In the fantastic tradition of Borges, Bruno Schulz, Angela Carter, and H. P. Lovecraft, here are nearly sixty stories that ignore the confines of space and time to offer, among other times and places: a cabinet of curiosities in contemporary Cairo, an alchemical ceiling in 18th-century Naples, the hallucinatory inner worlds of psychotics, anthropomorphic planets, and an Old West ruled by necromancy.
Stories of desire, revenge, ecstasy.
Shimmers like an oasis in a desert - Review of Contemporary Fiction
Rikki Ducornet lives in France and the USA, has participated in various post-surrealist groups and published three novels: The Stain, Entering Fire & The Fountains of Neptune (the first two were published in the UK by Chatto & Windus).

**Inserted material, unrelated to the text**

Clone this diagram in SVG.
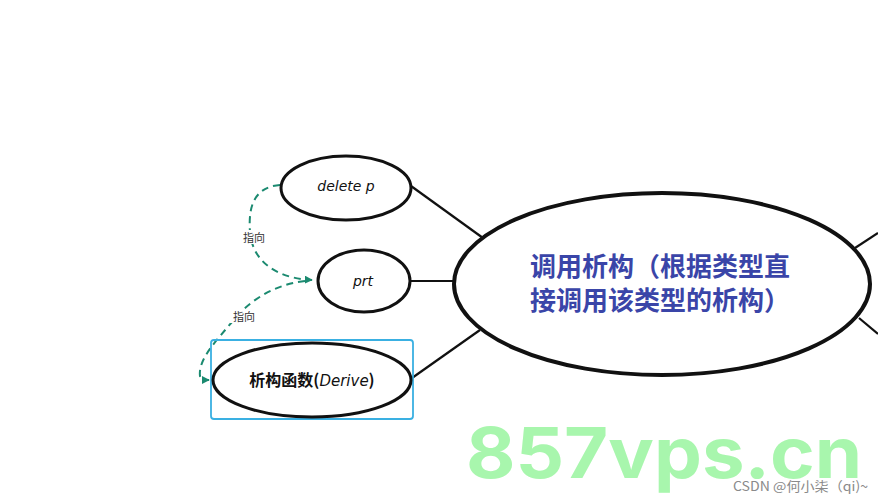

She has also written six books of poetry and two of children’s fiction. Some of the stories here first appeared in French translation in Phases and Ellebore, most were included in an earlier and larger selection of The Butcher’s Tales published by Aya Press, Toronto, (1980), in an edition of 231 copies.
Rikki Ducornet (born Erika DeGre, April 19, 1943 in Canton, New York) is an American postmodernist, writer, poet, and artist.
Ducornet's father was a professor of sociology, and her mother hosted community-interest programs on radio and television. Ducornet grew up on the campus of Bard College in New York, earning a B.A. in Fine Arts from the same institution in 1964. While at Bard she met Robert Coover and Robert Kelly, two authors who shared Ducornet's fascination with metamorphosis and provided early models of how fiction might express this interest. In 1972 she moved to the Loire Valley in France with her then husband, Guy Ducornet. In 1988 she won a Bunting Institute fellowship at Radcliffe. In 1989 she moved back to North America after accepting a teaching position in the English Department at The University of Denver. In 2007, she replaced retired Dr. Ernest Gaines as Writer in Residence at the The University of Louisiana. In 2008, The American Academy of Arts and Letters conferred upon her one of the eight annual Academy Awards presented to writers.